In the entries below, find the line containing "Clone this chart in seaborn and matplotlib." and the line containing "0.195, 0.21, 0.21]". Copy those two lines and everything between them exactly, without the pictures.

Provided data =>
────────────────

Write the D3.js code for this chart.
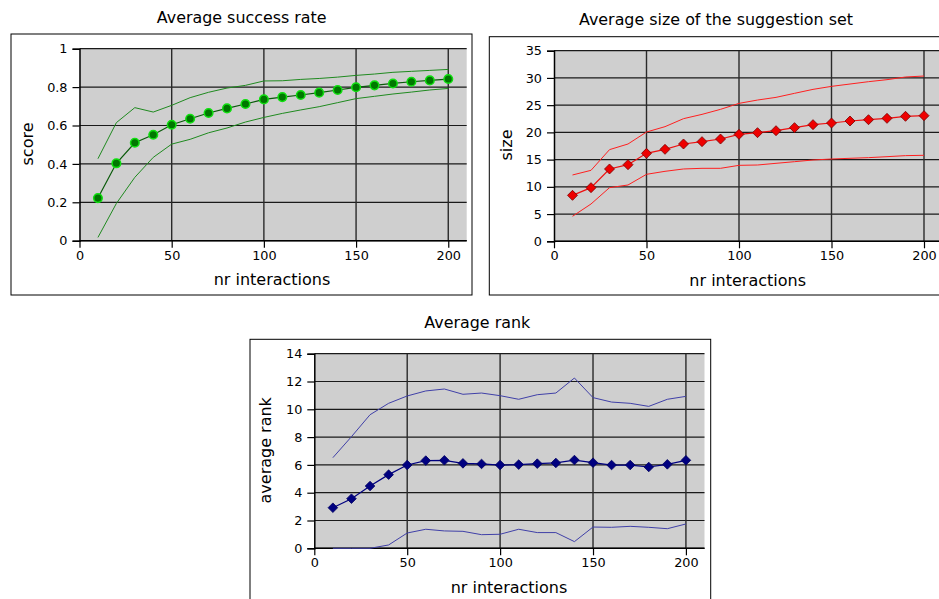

────────────────

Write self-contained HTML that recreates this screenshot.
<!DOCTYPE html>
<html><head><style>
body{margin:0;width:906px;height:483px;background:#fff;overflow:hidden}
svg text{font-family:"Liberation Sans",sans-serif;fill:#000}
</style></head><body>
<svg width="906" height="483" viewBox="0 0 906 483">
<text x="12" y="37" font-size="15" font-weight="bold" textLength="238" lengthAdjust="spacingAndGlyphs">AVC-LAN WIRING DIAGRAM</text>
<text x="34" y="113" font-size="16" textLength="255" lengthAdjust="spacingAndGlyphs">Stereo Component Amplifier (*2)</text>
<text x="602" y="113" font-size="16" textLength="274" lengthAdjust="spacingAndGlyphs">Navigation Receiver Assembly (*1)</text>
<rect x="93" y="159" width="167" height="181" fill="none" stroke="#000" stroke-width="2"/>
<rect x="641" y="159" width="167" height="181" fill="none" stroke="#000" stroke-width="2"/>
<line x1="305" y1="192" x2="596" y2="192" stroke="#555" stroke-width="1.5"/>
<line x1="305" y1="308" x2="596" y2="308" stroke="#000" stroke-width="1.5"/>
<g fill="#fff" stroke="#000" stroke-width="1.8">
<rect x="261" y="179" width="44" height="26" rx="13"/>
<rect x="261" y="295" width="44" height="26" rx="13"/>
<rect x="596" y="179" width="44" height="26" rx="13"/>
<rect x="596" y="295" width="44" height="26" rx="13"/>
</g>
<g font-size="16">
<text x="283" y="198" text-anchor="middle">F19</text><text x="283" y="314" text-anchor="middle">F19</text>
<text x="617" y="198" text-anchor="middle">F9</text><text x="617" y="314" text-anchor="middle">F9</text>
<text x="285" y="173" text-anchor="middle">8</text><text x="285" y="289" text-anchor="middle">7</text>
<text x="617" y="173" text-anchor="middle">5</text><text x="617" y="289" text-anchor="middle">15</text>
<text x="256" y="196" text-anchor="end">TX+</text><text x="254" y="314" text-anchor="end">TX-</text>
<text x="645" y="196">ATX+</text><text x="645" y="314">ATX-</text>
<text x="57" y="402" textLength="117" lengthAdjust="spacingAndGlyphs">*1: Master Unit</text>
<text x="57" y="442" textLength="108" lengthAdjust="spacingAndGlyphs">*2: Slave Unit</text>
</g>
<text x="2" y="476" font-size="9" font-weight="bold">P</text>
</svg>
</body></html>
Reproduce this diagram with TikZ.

────────────────

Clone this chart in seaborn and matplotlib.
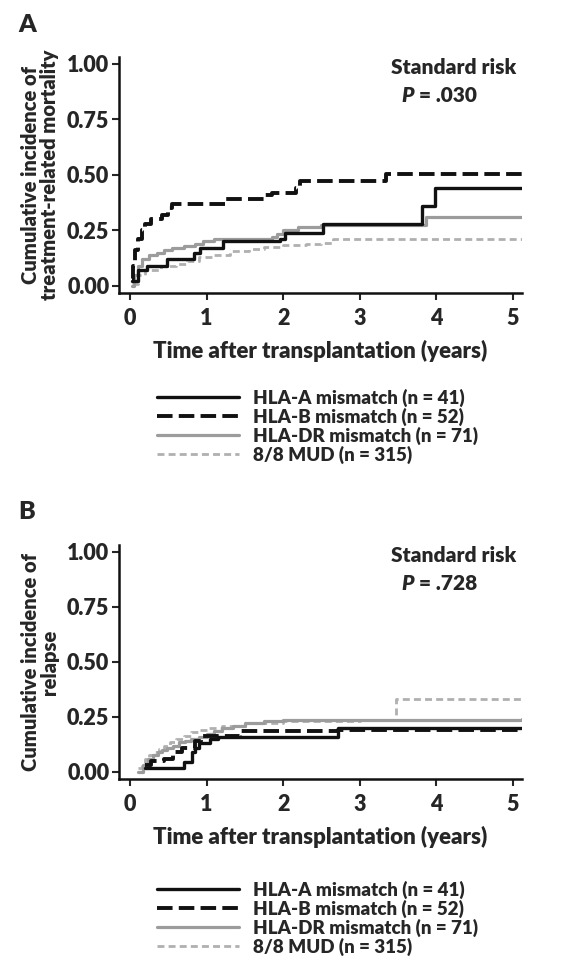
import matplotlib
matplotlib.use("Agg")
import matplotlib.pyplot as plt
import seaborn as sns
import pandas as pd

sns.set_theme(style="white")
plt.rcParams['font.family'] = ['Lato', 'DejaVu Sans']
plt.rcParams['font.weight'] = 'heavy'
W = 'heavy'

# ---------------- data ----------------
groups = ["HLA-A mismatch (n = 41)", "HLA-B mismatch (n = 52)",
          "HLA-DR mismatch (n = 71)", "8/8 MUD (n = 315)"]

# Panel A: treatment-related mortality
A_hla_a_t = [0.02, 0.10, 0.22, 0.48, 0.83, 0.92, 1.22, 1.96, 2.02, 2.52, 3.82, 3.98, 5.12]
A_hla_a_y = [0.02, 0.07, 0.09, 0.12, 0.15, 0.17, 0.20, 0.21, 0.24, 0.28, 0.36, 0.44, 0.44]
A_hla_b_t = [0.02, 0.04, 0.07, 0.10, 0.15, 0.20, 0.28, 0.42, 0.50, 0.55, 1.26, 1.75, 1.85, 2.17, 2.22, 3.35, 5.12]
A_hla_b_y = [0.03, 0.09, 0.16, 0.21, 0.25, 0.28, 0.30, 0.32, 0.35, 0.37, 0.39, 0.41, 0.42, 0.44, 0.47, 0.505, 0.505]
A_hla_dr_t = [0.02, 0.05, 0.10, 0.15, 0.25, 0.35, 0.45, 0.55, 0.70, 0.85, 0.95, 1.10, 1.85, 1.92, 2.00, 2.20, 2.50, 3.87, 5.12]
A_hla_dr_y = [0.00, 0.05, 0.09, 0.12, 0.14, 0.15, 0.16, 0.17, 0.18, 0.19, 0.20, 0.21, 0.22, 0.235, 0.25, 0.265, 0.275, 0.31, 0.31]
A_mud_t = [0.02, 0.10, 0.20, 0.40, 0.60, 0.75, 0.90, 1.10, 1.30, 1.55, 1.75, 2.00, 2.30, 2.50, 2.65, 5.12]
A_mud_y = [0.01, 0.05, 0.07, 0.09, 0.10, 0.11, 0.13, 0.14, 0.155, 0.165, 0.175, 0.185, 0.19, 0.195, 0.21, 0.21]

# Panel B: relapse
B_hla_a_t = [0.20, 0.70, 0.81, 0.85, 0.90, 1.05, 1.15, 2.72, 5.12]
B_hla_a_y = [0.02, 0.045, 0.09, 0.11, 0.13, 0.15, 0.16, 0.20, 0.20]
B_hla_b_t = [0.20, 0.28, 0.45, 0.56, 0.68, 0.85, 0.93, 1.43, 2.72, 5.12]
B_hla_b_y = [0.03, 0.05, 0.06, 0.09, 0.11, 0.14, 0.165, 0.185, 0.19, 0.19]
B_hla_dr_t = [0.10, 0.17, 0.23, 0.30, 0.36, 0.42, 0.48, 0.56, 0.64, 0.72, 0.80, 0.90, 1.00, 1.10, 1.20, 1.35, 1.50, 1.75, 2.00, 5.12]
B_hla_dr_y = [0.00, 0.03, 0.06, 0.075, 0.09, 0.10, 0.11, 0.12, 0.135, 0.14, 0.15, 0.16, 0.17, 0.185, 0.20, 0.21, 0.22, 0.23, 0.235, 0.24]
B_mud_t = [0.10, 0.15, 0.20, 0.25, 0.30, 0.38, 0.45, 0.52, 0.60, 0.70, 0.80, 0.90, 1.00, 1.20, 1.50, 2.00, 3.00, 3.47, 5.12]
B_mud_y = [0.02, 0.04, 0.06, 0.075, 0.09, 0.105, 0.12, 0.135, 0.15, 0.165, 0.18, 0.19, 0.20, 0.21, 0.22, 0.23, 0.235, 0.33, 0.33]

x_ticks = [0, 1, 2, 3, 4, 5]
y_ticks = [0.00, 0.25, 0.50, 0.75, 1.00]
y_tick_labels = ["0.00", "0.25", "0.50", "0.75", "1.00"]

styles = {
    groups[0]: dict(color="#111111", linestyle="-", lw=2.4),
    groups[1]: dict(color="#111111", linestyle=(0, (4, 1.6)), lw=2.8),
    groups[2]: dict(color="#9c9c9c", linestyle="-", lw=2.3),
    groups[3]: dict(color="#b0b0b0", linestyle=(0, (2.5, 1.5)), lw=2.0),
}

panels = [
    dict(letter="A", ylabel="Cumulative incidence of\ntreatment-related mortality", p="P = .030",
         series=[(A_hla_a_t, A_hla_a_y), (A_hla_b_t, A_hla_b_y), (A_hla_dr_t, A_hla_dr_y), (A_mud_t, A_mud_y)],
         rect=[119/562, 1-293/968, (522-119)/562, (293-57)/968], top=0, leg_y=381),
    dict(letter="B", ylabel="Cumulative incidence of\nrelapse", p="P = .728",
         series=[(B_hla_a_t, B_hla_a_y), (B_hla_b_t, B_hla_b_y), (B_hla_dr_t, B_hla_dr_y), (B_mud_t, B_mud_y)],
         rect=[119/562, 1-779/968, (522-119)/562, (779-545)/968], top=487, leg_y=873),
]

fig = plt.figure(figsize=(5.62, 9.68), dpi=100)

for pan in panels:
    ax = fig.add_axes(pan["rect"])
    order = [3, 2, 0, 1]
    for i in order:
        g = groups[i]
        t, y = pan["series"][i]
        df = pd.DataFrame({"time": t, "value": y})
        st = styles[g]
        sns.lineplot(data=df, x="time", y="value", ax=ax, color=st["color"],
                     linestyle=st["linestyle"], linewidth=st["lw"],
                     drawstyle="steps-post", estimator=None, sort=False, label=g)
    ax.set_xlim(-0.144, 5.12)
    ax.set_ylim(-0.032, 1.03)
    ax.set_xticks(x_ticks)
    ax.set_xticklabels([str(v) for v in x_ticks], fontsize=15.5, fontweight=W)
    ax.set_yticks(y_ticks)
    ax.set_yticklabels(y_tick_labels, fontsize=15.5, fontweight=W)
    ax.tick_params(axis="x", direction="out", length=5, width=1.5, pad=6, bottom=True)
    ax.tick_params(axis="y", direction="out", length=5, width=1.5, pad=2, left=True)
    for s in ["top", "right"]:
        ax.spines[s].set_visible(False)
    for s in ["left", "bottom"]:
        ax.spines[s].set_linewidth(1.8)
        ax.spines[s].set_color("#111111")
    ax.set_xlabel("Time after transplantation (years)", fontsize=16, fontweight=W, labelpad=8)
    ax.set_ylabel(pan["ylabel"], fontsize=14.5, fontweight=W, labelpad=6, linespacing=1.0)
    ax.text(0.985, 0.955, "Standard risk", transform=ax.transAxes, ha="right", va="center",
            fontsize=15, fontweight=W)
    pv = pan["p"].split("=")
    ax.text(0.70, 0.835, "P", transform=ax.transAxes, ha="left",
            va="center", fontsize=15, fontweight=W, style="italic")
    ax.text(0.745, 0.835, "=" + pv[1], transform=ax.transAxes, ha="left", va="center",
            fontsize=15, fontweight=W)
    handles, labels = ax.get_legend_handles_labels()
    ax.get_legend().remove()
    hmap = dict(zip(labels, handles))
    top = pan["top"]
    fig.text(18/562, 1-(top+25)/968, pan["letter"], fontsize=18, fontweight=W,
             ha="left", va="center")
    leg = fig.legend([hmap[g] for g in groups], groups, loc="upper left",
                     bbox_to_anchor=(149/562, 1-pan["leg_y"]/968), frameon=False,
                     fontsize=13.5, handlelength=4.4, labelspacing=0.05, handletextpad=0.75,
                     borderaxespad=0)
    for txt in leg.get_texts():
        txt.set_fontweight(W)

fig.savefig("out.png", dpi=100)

────────────────

Task answer =>
Clone this chart in seaborn and matplotlib.
import matplotlib
matplotlib.use("Agg")
import matplotlib.pyplot as plt
import seaborn as sns
import pandas as pd

sns.set_theme(style="white")
plt.rcParams['font.family'] = ['Lato', 'DejaVu Sans']
plt.rcParams['font.weight'] = 'heavy'
W = 'heavy'

# ---------------- data ----------------
groups = ["HLA-A mismatch (n = 41)", "HLA-B mismatch (n = 52)",
          "HLA-DR mismatch (n = 71)", "8/8 MUD (n = 315)"]

# Panel A: treatment-related mortality
A_hla_a_t = [0.02, 0.10, 0.22, 0.48, 0.83, 0.92, 1.22, 1.96, 2.02, 2.52, 3.82, 3.98, 5.12]
A_hla_a_y = [0.02, 0.07, 0.09, 0.12, 0.15, 0.17, 0.20, 0.21, 0.24, 0.28, 0.36, 0.44, 0.44]
A_hla_b_t = [0.02, 0.04, 0.07, 0.10, 0.15, 0.20, 0.28, 0.42, 0.50, 0.55, 1.26, 1.75, 1.85, 2.17, 2.22, 3.35, 5.12]
A_hla_b_y = [0.03, 0.09, 0.16, 0.21, 0.25, 0.28, 0.30, 0.32, 0.35, 0.37, 0.39, 0.41, 0.42, 0.44, 0.47, 0.505, 0.505]
A_hla_dr_t = [0.02, 0.05, 0.10, 0.15, 0.25, 0.35, 0.45, 0.55, 0.70, 0.85, 0.95, 1.10, 1.85, 1.92, 2.00, 2.20, 2.50, 3.87, 5.12]
A_hla_dr_y = [0.00, 0.05, 0.09, 0.12, 0.14, 0.15, 0.16, 0.17, 0.18, 0.19, 0.20, 0.21, 0.22, 0.235, 0.25, 0.265, 0.275, 0.31, 0.31]
A_mud_t = [0.02, 0.10, 0.20, 0.40, 0.60, 0.75, 0.90, 1.10, 1.30, 1.55, 1.75, 2.00, 2.30, 2.50, 2.65, 5.12]
A_mud_y = [0.01, 0.05, 0.07, 0.09, 0.10, 0.11, 0.13, 0.14, 0.155, 0.165, 0.175, 0.185, 0.19, 0.195, 0.21, 0.21]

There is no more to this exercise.